We recently launched the birdSEED foundation to offer home-buying grants to Black and Brown residents in the Washington, D.C area as a first step toward the solution to historical housing injustice.
Holly Corbett: Can you explain how birdSEED works?
Lisa Wise: Last summer time we decided to carve out money for a housing justice program. Most of the money is coming from my savings. Our operating budget is inclusive of philanthropy, because we believe investing in the community is investing in ourselves, and leads to more business. I can tell you, it works.
We can talk about creating a more equitable future, and really it takes cash. We carved out $215,000 to try to move into people’s hands to support down payment, which is often the strongest barrier to people buying a home. People are able to pay high rents here in D.C., but don’t have the down payment saved to buy a home of their own.
The birdSEED foundation offers down payment grants that range from $5,000 to $15,000 per successful applicant. We manage the program through a partnership with the Greater Washington Community Foundation. Their sponsorship of the fund also allows us to accept tax-deductible donations and ties us to other organizations and partners that can compliment our work and help us reach potential applicants.
Holly Corbett: What can business leaders do to help lessen inequities?
Lisa Wise: I think businesses can play a role in creating more opportunities, and also in creating policies that advance equity. Leaders have to reimagine how they measure profits. It can’t just be money.
Profit is traditionally measured by taking something away from someone else, often by reducing labor costs. If you’re passing $1 billion to your child, but the planet is a mess, it doesn’t really help.
I want to be profitable. It’s okay to make money. But how are you doing it, and how much do you need? Minimum wage in D.C. is $15 an hour and at our company it’s $25 an hour. I have a very low turnover to contend with, and don’t deal with the reputation damages that turnover creates. I know my business model is stronger. Making investments on the front end and taking care of your team and community will lead to greater profits down the line.
You can be consciously capitalist and put people above profit. Until that happens, there will be racism. I think the conversation is getting louder and the demand is being heard. We need leaders in each industry to say, ‘I’m not okay with the way things have been working.

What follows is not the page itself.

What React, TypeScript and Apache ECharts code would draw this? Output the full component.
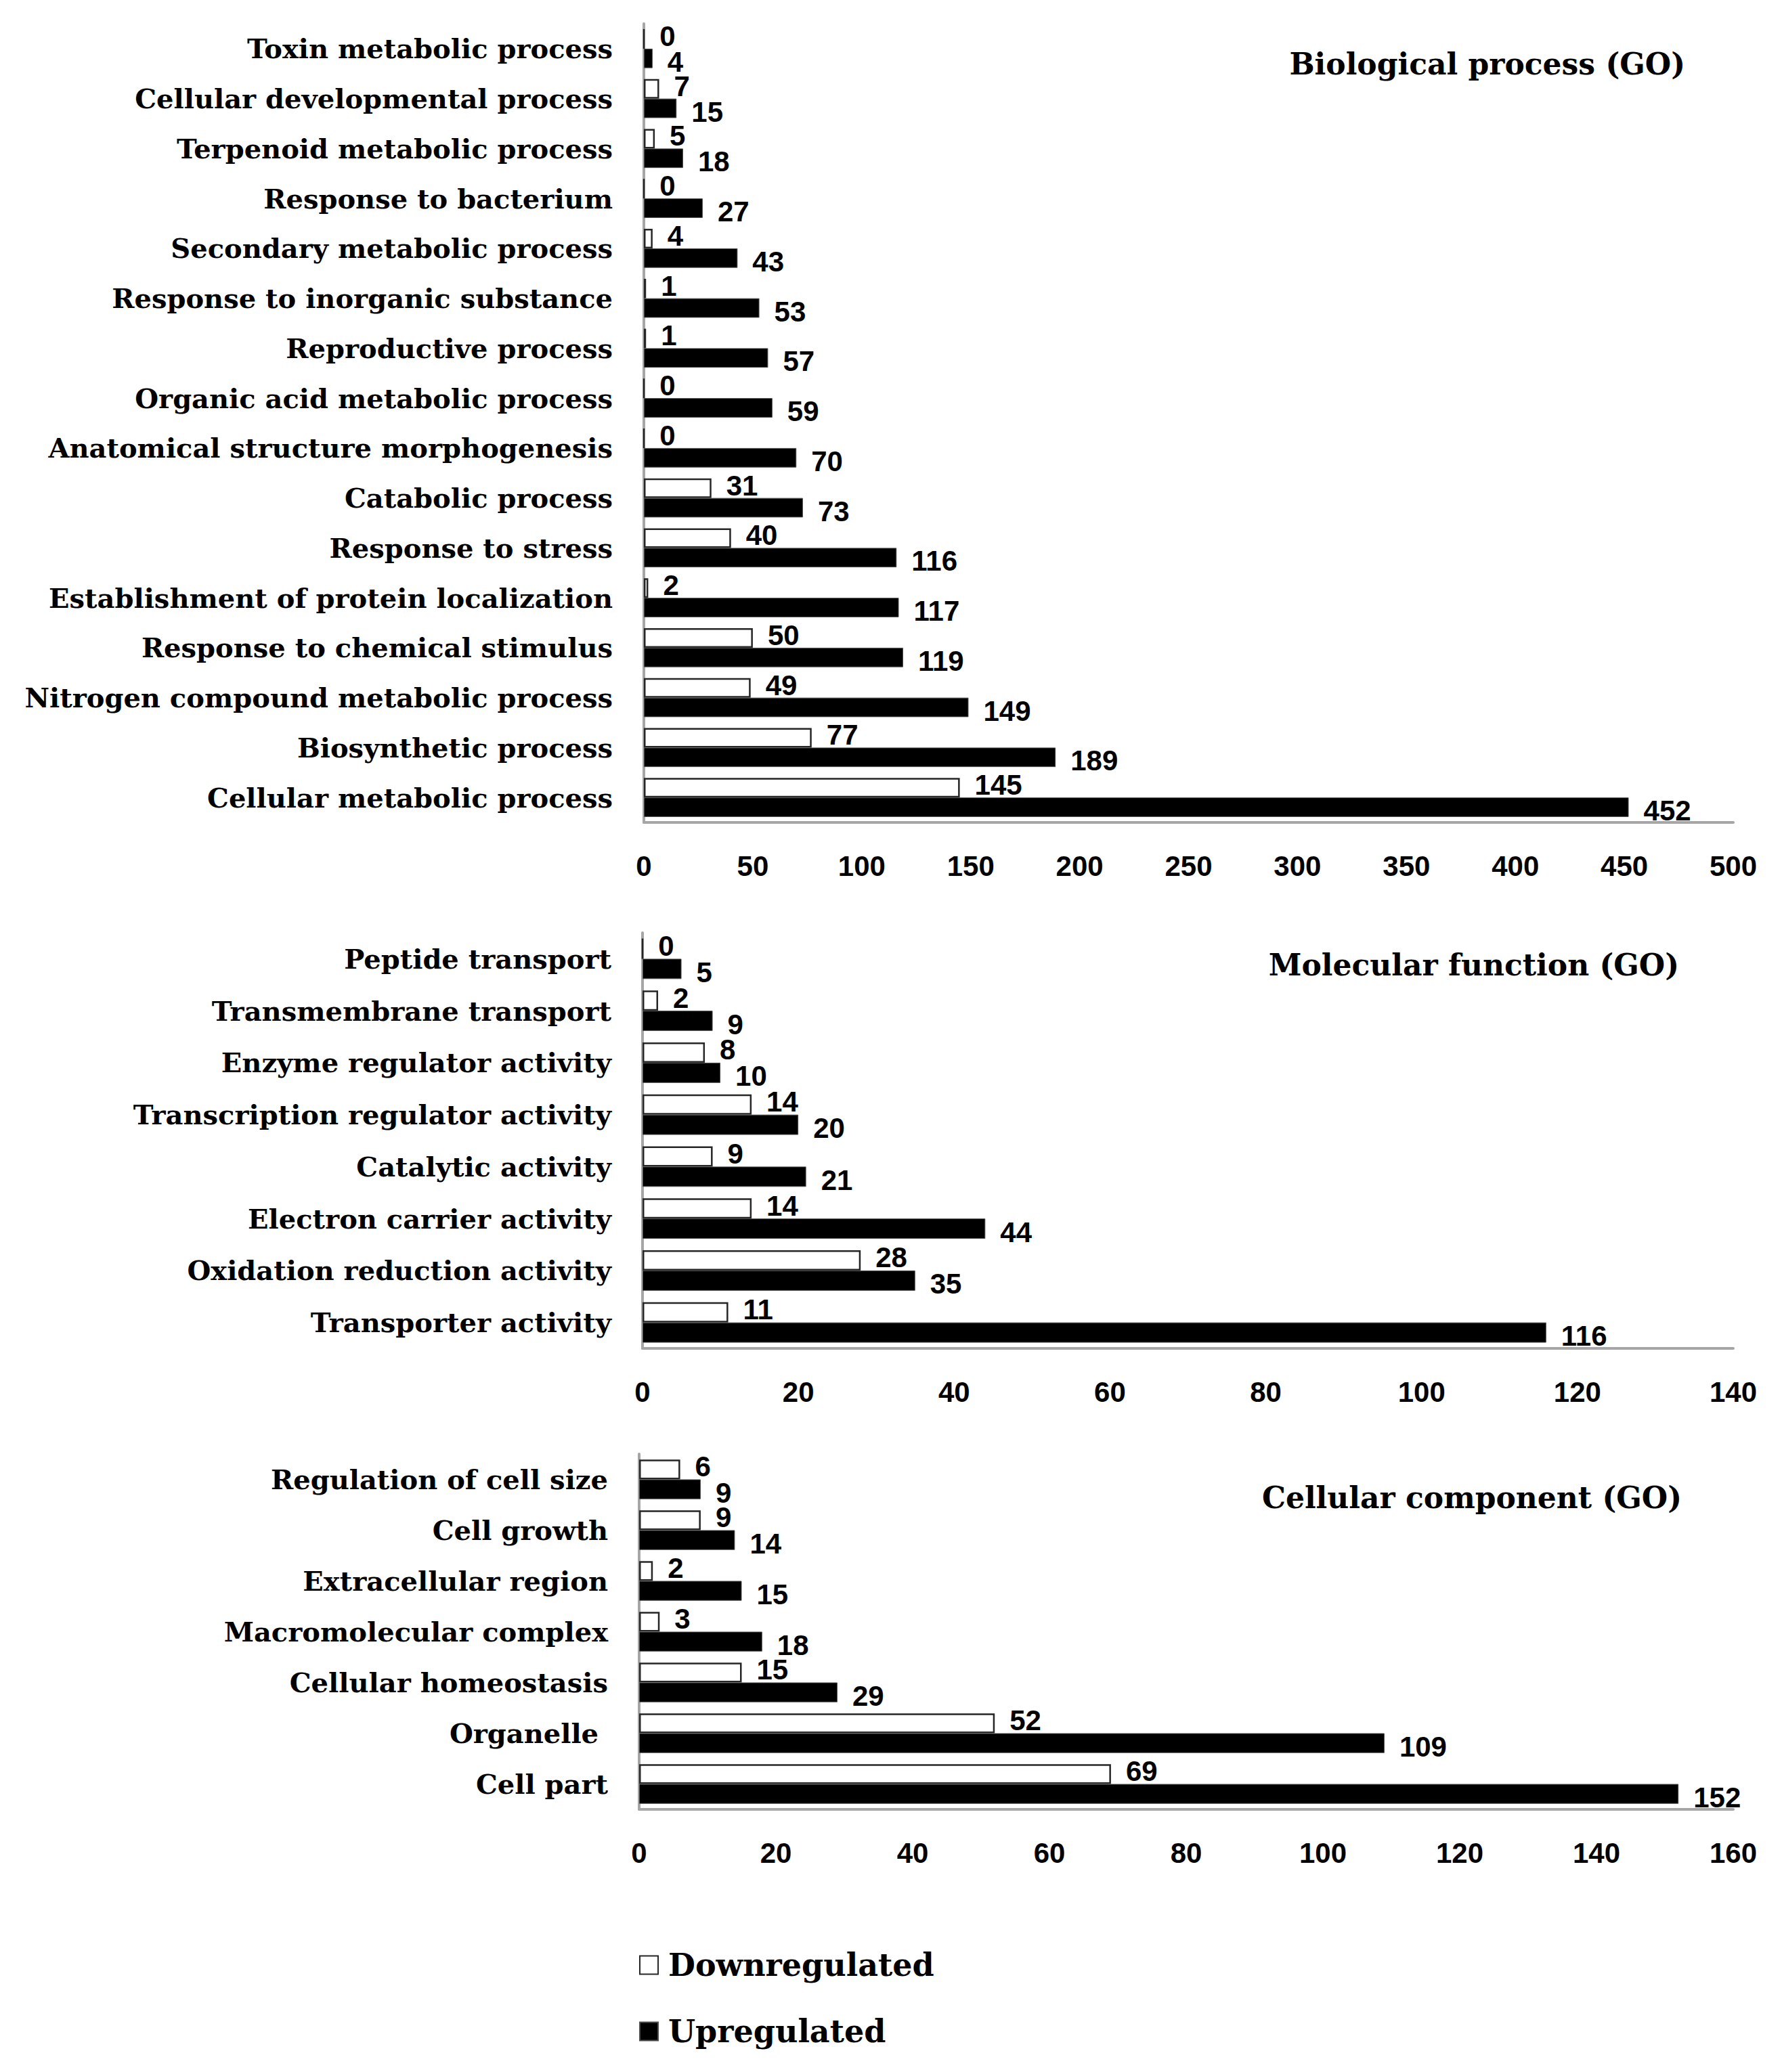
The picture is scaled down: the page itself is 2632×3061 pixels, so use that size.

Holly Corbett: In what ways can white people use their privilege to be actively anti-racist?
Lisa Wise: I think so many people are afraid of being vocal and sharing their ideas in this space, because they don’t want to step on toes or say the wrong thing, especially if they are white. We can’t let that stop us from having conversations about anti-racism, because we all benefit if we can help create a more just society for our kids.
To use our privilege, we really just need to listen more and talk less. We need to learn as much as possible and study history and study our industries. Until you’re willing to study the problem, it’s easy to ignore it. Until you get educated, and say, ‘I may not be responsible for creating it, but I’m responsible for creating a new future,’ only then can we move forward.